そして、アンケート結果などから3つの課題が取り上げられ、そのひとつに「山岳トイレし尿処理技術」が採択された。

 これを受けて、6月にワーキンググループが結成され(筆者が座長)、実証試験要領が決定された。
次いで、8月に実証機関(都道府県と政令指定都市)を公募した結果、今年度は富山県に決定した。
そして、同県では直ちに実証試験を希望するメーカーなどを公募した結果、立山一ノ越公衆トイレ(富山県所有で一ノ越山荘が管理)の土壌処理方式について試験することを決定した。

 そして、今年度は時間的な制約があるため、越冬に関係した実験項目について(主に温度測定)のみ実施し、来年度に本格的な実験を行う予定にしている。また、同県では、さらにもう1か所別の方式について試験すべく準備を進めている。そして、平成16年度にはさらに他の実証機関を公募すべく現在作業を進めている。

 今後、実証試験で得られた結果は、データペース化して公開することになっており、例えば山小屋経営者がトイレを設置する場合、どの方式を選定すべきか検討する際などに役立ててもらうことになっている。また、メーカーが説明書などに記している性能が実際の山岳地域ではどのようなデータとなったかを定量的に明示することになっている(評価・認証は行わない)。 すなわち、今回の試験は、得られたデータを公開することにより、ユーザーなどへ判断材料を提供することを目的としている。

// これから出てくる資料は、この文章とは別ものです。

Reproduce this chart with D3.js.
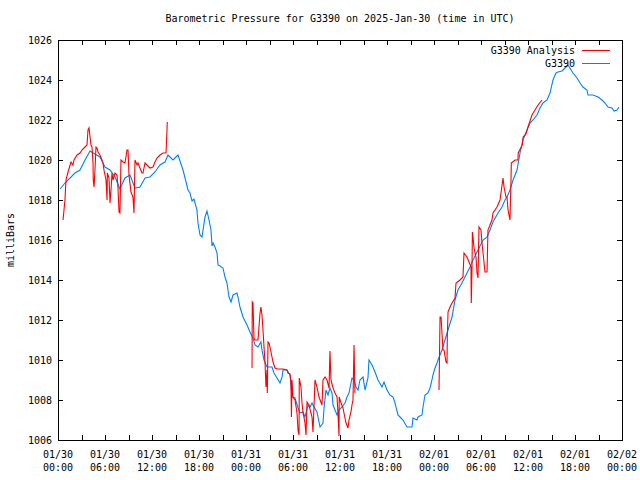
<!DOCTYPE html>
<html><head><meta charset="utf-8">
<script src="https://cdn.jsdelivr.net/npm/d3@7/dist/d3.min.js"></script>
<style>body{margin:0;background:#fff}svg{display:block}text{font-family:"DejaVu Sans Mono",monospace;font-size:10px;fill:#000}</style>
</head><body><svg id="c" width="640" height="480"></svg>
<script>
const title = "Barometric Pressure for G3390 on 2025-Jan-30 (time in UTC)";
const yLabel = "milliBars";
const seriesNames = ["G3390 Analysis", "G3390"];
const yTicks = [1006,1008,1010,1012,1014,1016,1018,1020,1022,1024,1026];
const xTickHours = [0,6,12,18,24,30,36,42,48,54,60,66,72];
const xTickDates = ["01/30","01/30","01/30","01/30","01/31","01/31","01/31","01/31","02/01","02/01","02/01","02/01","02/02"];
const xTickTimes = ["00:00","06:00","12:00","18:00","00:00","06:00","12:00","18:00","00:00","06:00","12:00","18:00","00:00"];
// hours since 2025-01-30 00:00 UTC
const stationHours = [0.26,0.89,2.17,2.81,3.45,4.09,4.72,5.36,6.0,6.64,7.28,7.91,8.55,9.19,9.83,10.47,11.11,11.74,12.38,13.02,13.66,14.04,14.68,15.32,15.96,16.6,16.85,17.11,17.36,17.74,17.87,18.13,18.38,18.77,19.02,19.28,19.53,19.66,19.79,20.04,20.3,20.43,20.68,21.06,21.32,21.57,21.83,22.09,22.34,22.85,22.98,23.23,23.62,24.13,24.51,24.89,25.15,25.53,25.91,26.04,26.3,26.68,27.32,27.57,27.96,28.34,28.6,28.72,29.23,29.62,29.87,30.26,30.64,30.89,31.28,31.53,31.91,32.17,32.43,32.55,33.06,33.45,33.83,33.96,34.21,34.47,34.72,34.98,35.11,35.36,35.62,35.87,36.26,36.64,36.89,37.15,37.53,37.79,38.04,38.3,38.55,38.94,39.19,39.57,39.7,40.09,40.47,40.85,41.36,41.62,42.0,42.38,42.77,43.02,43.4,43.66,44.04,44.55,45.19,45.32,45.83,45.96,46.47,46.6,46.85,47.23,47.49,47.74,47.87,48.13,48.38,48.51,49.02,49.4,49.79,50.3,50.68,51.06,51.57,52.21,52.6,52.98,53.62,54.26,54.77,55.15,55.53,56.17,56.68,57.06,57.32,57.7,58.09,58.6,58.98,59.36,59.87,60.26,60.64,61.15,61.53,61.91,62.43,62.81,63.19,63.57,63.83,64.34,64.72,65.11,65.36,65.74,66.26,66.64,67.02,67.53,67.66,68.3,68.94,69.45,69.83,70.21,70.72,70.98,71.36,71.62];
const stationPressure = [1018.55,1018.85,1019.35,1019.5,1020.0,1020.45,1020.3,1020.15,1019.65,1019.5,1019.15,1018.55,1019.1,1019.25,1018.6,1018.65,1019.1,1019.15,1019.4,1019.75,1019.9,1020.25,1020.0,1020.25,1019.5,1018.5,1018.35,1017.95,1018.05,1017.5,1016.85,1016.25,1016.15,1017.15,1017.45,1017.0,1016.5,1015.7,1015.85,1015.65,1015.35,1014.75,1014.7,1014.6,1014.15,1013.85,1013.15,1012.9,1013.25,1013.35,1013.15,1012.65,1012.15,1011.75,1011.4,1011.1,1010.75,1010.65,1010.9,1010.5,1010.0,1009.65,1009.65,1009.35,1009.1,1008.85,1009.15,1009.5,1009.5,1009.25,1008.15,1008.1,1007.6,1007.35,1007.4,1007.15,1007.75,1007.65,1007.85,1007.75,1007.4,1006.65,1006.85,1007.6,1008.5,1008.25,1008.6,1008.35,1007.75,1007.5,1007.25,1007.5,1007.65,1007.85,1008.15,1008.35,1009.1,1009.0,1008.65,1008.5,1009.0,1009.15,1008.5,1009.1,1010.0,1009.75,1009.4,1009.0,1008.65,1008.9,1008.5,1008.25,1008.15,1007.85,1007.25,1007.15,1007.0,1006.65,1006.65,1007.1,1007.0,1007.15,1007.25,1007.65,1008.25,1008.35,1008.6,1009.0,1009.25,1009.6,1009.85,1010.0,1010.5,1011.0,1011.5,1012.15,1013.0,1013.5,1013.85,1014.35,1014.65,1015.0,1015.5,1016.0,1016.15,1016.5,1016.9,1017.35,1017.65,1018.0,1018.15,1018.5,1019.0,1019.5,1020.35,1021.0,1021.5,1021.85,1022.0,1022.25,1022.6,1022.85,1023.0,1023.35,1024.0,1024.35,1024.4,1024.45,1024.6,1024.75,1024.6,1024.35,1024.1,1023.85,1023.65,1023.5,1023.25,1023.25,1023.15,1023.0,1022.85,1022.65,1022.6,1022.45,1022.5,1022.65];
// null marks a gap in the analysis series
const analysisHours = [0.64,0.89,1.02,1.28,1.66,1.91,2.04,2.43,2.81,3.06,3.45,3.7,3.83,3.96,4.09,4.21,4.34,4.47,4.5,4.6,4.72,4.85,4.98,5.11,5.36,5.62,5.74,5.87,6.13,6.26,6.3,6.51,6.64,6.77,6.89,7.02,7.28,7.53,7.66,7.79,7.91,8.04,8.3,8.55,8.81,8.94,9.06,9.32,9.57,9.7,9.83,10.09,10.21,10.72,10.85,11.11,11.36,11.74,12.13,12.38,12.64,13.02,13.4,13.79,13.9,13.95,
 null,
 24.77,24.8,24.89,25.02,25.15,25.53,25.79,25.91,26.04,26.17,26.3,26.43,26.55,26.68,26.72,26.81,26.94,27.19,27.45,27.7,27.96,28.72,29.23,29.36,29.62,29.74,29.8,29.87,30.0,30.26,30.51,30.64,30.77,30.8,31.02,31.15,31.28,31.4,31.53,31.66,31.79,32.04,32.43,32.55,32.68,32.81,33.06,33.32,33.7,33.83,34.09,34.34,34.6,34.72,34.85,35.11,35.36,35.62,35.74,35.87,35.9,36.13,36.38,36.51,36.77,37.02,37.15,37.4,37.53,37.66,37.79,37.91,
 null,
 48.64,48.77,48.9,49.02,49.15,49.28,49.53,49.66,49.7,49.79,50.04,50.3,50.68,50.81,51.32,51.7,51.83,52.21,52.47,52.72,52.76,52.85,52.9,52.98,53.11,53.36,53.49,53.62,53.74,54.0,54.13,54.26,54.51,54.77,54.89,55.15,55.4,55.53,56.04,56.43,56.81,56.94,57.19,57.32,57.45,57.7,57.83,57.87,58.34,58.72,58.75,59.26,59.38,59.74,60.0,60.51,60.89,61.28,61.79];
const analysisPressure = [1017.0,1018.0,1019.0,1019.4,1019.9,1019.75,1020.0,1020.25,1020.35,1020.5,1020.65,1020.75,1021.5,1021.6,1021.15,1020.75,1020.65,1019.85,1019.0,1018.65,1019.5,1020.65,1020.6,1020.4,1020.25,1020.0,1019.85,1019.5,1019.0,1018.0,1019.35,1019.1,1017.85,1018.5,1019.35,1019.0,1019.35,1019.25,1018.6,1017.4,1017.35,1020.0,1019.9,1019.85,1020.5,1020.5,1019.25,1018.4,1018.15,1017.35,1020.0,1019.75,1019.85,1019.35,1019.35,1019.85,1019.75,1019.6,1019.65,1019.9,1020.1,1020.25,1020.35,1020.35,1021.35,1021.9,
 null,
 1009.6,1012.9,1012.85,1011.1,1011.0,1011.0,1012.35,1012.65,1012.25,1011.5,1010.65,1009.85,1008.65,1009.5,1008.35,1010.9,1010.85,1010.4,1009.9,1009.6,1009.55,1009.55,1009.5,1009.35,1009.3,1008.9,1007.15,1009.0,1008.15,1008.0,1007.35,1006.5,1006.25,1009.1,1008.65,1007.85,1007.35,1007.15,1006.85,1006.25,1007.9,1007.75,1007.15,1006.4,1007.65,1009.0,1008.65,1008.15,1007.75,1009.0,1009.15,1009.0,1008.6,1010.45,1009.0,1008.6,1008.35,1008.15,1007.35,1006.2,1008.15,1007.85,1007.6,1007.35,1006.85,1006.6,1007.0,1007.4,1007.75,1008.0,1010.75,1008.35,
 null,
 1008.5,1012.15,1012.15,1011.35,1010.5,1010.5,1009.9,1009.85,1011.15,1012.4,1012.65,1012.85,1013.1,1013.85,1014.0,1014.15,1015.35,1015.15,1014.9,1014.65,1012.85,1014.5,1016.4,1016.15,1015.6,1015.15,1014.35,1014.1,1016.65,1016.5,1015.85,1015.35,1014.4,1014.4,1016.5,1016.75,1017.0,1017.35,1017.65,1018.0,1019.1,1018.65,1018.15,1018.15,1017.5,1017.0,1019.0,1019.85,1020.0,1020.0,1020.35,1020.75,1021.15,1021.3,1021.65,1022.25,1022.5,1022.75,1023.0];

const t0 = Date.UTC(2025,0,30,0,0);
const toDate = h => new Date(t0 + h*3600e3);
const L = 58, R = 622, T = 40, B = 440;
const svg = d3.select("#c");
const x = d3.scaleUtc().domain([toDate(0), toDate(72)]).range([L, R]);
const y = d3.scaleLinear().domain([1006, 1026]).range([B, T]);

const stationData = stationHours.map((h,i)=>({t:toDate(h), v:stationPressure[i]}));
const analysisData = analysisHours.map((h,i)=>(h==null ? null : {t:toDate(h), v:analysisPressure[i]}));

svg.append("clipPath").attr("id","pc").append("rect").attr("x",L).attr("y",T).attr("width",R-L).attr("height",B-T);

const line = d3.line().defined(d=>d!=null).x(d=>x(d.t)).y(d=>y(d.v));
const plotG = svg.append("g").attr("clip-path","url(#pc)");
plotG.append("path").datum(stationData).attr("d",line).attr("fill","none").attr("stroke","#0080ff").attr("stroke-width",1.1);
plotG.append("path").datum(analysisData).attr("d",line).attr("fill","none").attr("stroke","#ff0000").attr("stroke-width",1.1);

// axes (ticks inward, mirrored)
const tickLen = 5;
const xTickVals = d3.range(0,73,3).map(toDate);
const axB = svg.append("g").attr("transform",`translate(0,${B})`)
  .call(d3.axisBottom(x).tickValues(xTickVals).tickSizeInner(-tickLen).tickSizeOuter(0).tickFormat(""));
const axT = svg.append("g").attr("transform",`translate(0,${T})`)
  .call(d3.axisTop(x).tickValues(xTickVals).tickSizeInner(-tickLen).tickSizeOuter(0).tickFormat(""));
const axL = svg.append("g").attr("transform",`translate(${L},0)`)
  .call(d3.axisLeft(y).tickValues(yTicks).tickSizeInner(-tickLen).tickSizeOuter(0).tickFormat(d3.format("d")));
const axR = svg.append("g").attr("transform",`translate(${R},0)`)
  .call(d3.axisRight(y).tickValues(yTicks).tickSizeInner(-tickLen).tickSizeOuter(0).tickFormat(""));
[axB,axT,axL,axR].forEach(a=>{
  a.selectAll("path.domain").remove();
  a.selectAll("line").attr("stroke","#000").attr("shape-rendering","crispEdges");
});
axL.selectAll("text").attr("font-family","DejaVu Sans Mono").attr("font-size",10).attr("fill","#000").attr("x",-6);
svg.append("rect").attr("x",L+0.5).attr("y",T+0.5).attr("width",R-L).attr("height",B-T)
  .attr("fill","none").attr("stroke","#000").attr("shape-rendering","crispEdges");

// x labels
const xl = svg.append("g");
xTickHours.forEach((h,i)=>{
  xl.append("text").attr("x",x(toDate(h))).attr("y",458).attr("text-anchor","middle").text(xTickDates[i]);
  xl.append("text").attr("x",x(toDate(h))).attr("y",471).attr("text-anchor","middle").text(xTickTimes[i]);
});

svg.append("text").attr("x",(L+R)/2).attr("y",22).attr("text-anchor","middle").text(title);
svg.append("text").attr("transform","translate(14,240) rotate(-90)").attr("text-anchor","middle").text(yLabel);

// legend
const colors = ["#ff0000","#0080ff"];
seriesNames.forEach((n,i)=>{
  const yy = 50 + i*13;
  svg.append("text").attr("x",575).attr("y",yy+3.5).attr("text-anchor","end").text(n);
  svg.append("line").attr("x1",582).attr("x2",610).attr("y1",yy+0.5).attr("y2",yy+0.5).attr("stroke",colors[i]).attr("stroke-width",1.2).attr("shape-rendering","crispEdges");
});
</script></body></html>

 このような技術的課題に関する本格的な検討が緒についたが、最重要な課題のひとつである”保守”については、最低5年程度の年数が必要であり、この点まで十分に検討できないのは残念である。 また、今回は国(環境省)が実証試験を行うため、データの公開までであるが、実際には性能評価や立地条件などを考慮に入れた適応性などを明示しないとユーザーにとっては十分に役立たないのではないかと思われる。 そのためには、行政機関から離れたNPOなどの民間組織がこの公表されたデータを基に専門家の意見を聞きつつ、ユーザーにとって真の意味で有益な情報を提供できるようなシステムを構築していくことが肝要と思われる。 例えば、筆者は自然エネルギー発電を専門としているが、山岳トイレ用電源として、過剰設備と思われる事例を見受ける度に、合理的なシステム設計の必要性を痛感させられている。

その他の問題点

 以上、山岳トイレ改善の動きを主に技術的側面から述べてきた。
技術的課題を別としても、多額の税金が使われている現状、立派なトイレを整備しても使用する登山者のマナーが伴わなければ保守などで困難さが増すこと(例えば便槽への異物混入が未だ多いなど)、保守に要する費用負担(チップ制から有料化へ)、オーバーユースとの関係などの問題が生じている。

 また、現在は利用者の多い山域を中心に改善が進んでいるが、登山者の少ない山域や日帰り山行が対象となる山域の大多数では、トイレそのものが設置されていないので、登山者のマナーだけに依存していることを改めて認識する必要がある。